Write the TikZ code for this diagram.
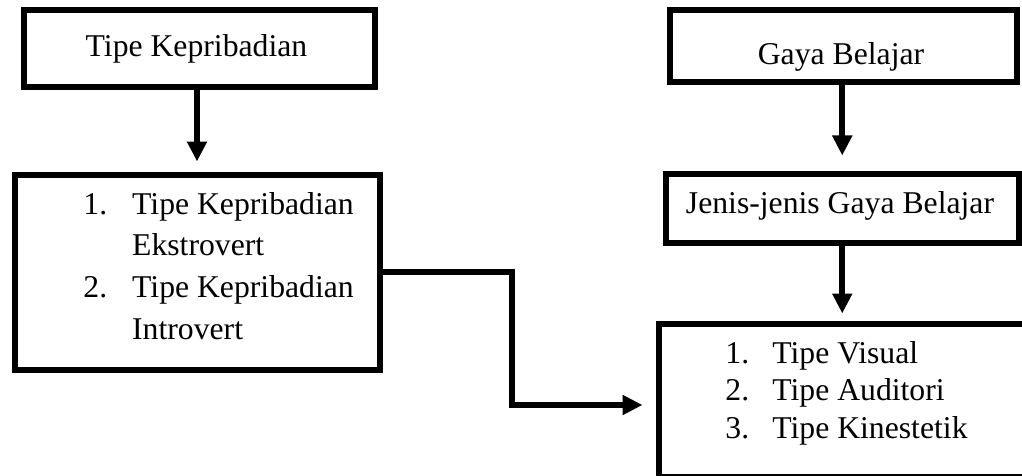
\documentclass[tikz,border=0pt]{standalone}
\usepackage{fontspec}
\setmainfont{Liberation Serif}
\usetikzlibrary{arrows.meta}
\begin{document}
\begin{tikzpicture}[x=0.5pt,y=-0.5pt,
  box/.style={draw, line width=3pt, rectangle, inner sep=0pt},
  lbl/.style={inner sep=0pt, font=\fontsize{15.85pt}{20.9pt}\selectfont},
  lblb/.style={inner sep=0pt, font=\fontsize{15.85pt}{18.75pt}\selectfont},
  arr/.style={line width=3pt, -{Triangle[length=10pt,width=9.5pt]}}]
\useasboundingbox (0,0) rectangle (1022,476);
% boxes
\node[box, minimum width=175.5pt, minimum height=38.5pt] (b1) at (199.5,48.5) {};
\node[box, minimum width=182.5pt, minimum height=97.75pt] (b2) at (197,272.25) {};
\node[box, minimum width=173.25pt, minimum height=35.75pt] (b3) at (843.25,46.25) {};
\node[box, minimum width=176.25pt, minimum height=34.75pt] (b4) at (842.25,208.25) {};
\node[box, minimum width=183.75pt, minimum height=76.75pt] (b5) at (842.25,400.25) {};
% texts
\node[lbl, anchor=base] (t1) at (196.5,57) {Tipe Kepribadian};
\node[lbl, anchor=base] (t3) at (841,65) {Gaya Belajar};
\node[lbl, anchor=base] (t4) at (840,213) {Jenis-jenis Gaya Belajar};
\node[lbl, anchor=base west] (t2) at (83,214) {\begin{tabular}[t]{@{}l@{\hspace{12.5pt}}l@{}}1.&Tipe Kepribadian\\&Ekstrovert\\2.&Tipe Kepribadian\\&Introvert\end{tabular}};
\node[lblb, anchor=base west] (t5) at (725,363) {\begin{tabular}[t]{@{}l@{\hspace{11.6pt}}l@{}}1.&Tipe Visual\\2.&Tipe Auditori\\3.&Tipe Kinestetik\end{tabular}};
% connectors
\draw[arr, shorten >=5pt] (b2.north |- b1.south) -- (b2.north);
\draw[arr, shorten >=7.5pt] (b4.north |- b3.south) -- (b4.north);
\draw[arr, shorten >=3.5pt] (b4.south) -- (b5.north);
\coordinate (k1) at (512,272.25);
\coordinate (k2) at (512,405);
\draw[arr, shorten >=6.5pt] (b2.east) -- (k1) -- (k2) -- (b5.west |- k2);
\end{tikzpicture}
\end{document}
# # # # #
— Set exercise —
Reproduce the whole listing exactly, but not the images in it.

— Finished answer —
Write the TikZ code for this diagram.
\documentclass[tikz,border=0pt]{standalone}
\usepackage{fontspec}
\setmainfont{Liberation Serif}
\usetikzlibrary{arrows.meta}
\begin{document}
\begin{tikzpicture}[x=0.5pt,y=-0.5pt,
  box/.style={draw, line width=3pt, rectangle, inner sep=0pt},
  lbl/.style={inner sep=0pt, font=\fontsize{15.85pt}{20.9pt}\selectfont},
  lblb/.style={inner sep=0pt, font=\fontsize{15.85pt}{18.75pt}\selectfont},
  arr/.style={line width=3pt, -{Triangle[length=10pt,width=9.5pt]}}]
\useasboundingbox (0,0) rectangle (1022,476);
% boxes
\node[box, minimum width=175.5pt, minimum height=38.5pt] (b1) at (199.5,48.5) {};
\node[box, minimum width=182.5pt, minimum height=97.75pt] (b2) at (197,272.25) {};
\node[box, minimum width=173.25pt, minimum height=35.75pt] (b3) at (843.25,46.25) {};
\node[box, minimum width=176.25pt, minimum height=34.75pt] (b4) at (842.25,208.25) {};
\node[box, minimum width=183.75pt, minimum height=76.75pt] (b5) at (842.25,400.25) {};
% texts
\node[lbl, anchor=base] (t1) at (196.5,57) {Tipe Kepribadian};
\node[lbl, anchor=base] (t3) at (841,65) {Gaya Belajar};
\node[lbl, anchor=base] (t4) at (840,213) {Jenis-jenis Gaya Belajar};
\node[lbl, anchor=base west] (t2) at (83,214) {\begin{tabular}[t]{@{}l@{\hspace{12.5pt}}l@{}}1.&Tipe Kepribadian\\&Ekstrovert\\2.&Tipe Kepribadian\\&Introvert\end{tabular}};
\node[lblb, anchor=base west] (t5) at (725,363) {\begin{tabular}[t]{@{}l@{\hspace{11.6pt}}l@{}}1.&Tipe Visual\\2.&Tipe Auditori\\3.&Tipe Kinestetik\end{tabular}};
% connectors
\draw[arr, shorten >=5pt] (b2.north |- b1.south) -- (b2.north);
\draw[arr, shorten >=7.5pt] (b4.north |- b3.south) -- (b4.north);
\draw[arr, shorten >=3.5pt] (b4.south) -- (b5.north);
\coordinate (k1) at (512,272.25);
\coordinate (k2) at (512,405);
\draw[arr, shorten >=6.5pt] (b2.east) -- (k1) -- (k2) -- (b5.west |- k2);
\end{tikzpicture}
\end{document}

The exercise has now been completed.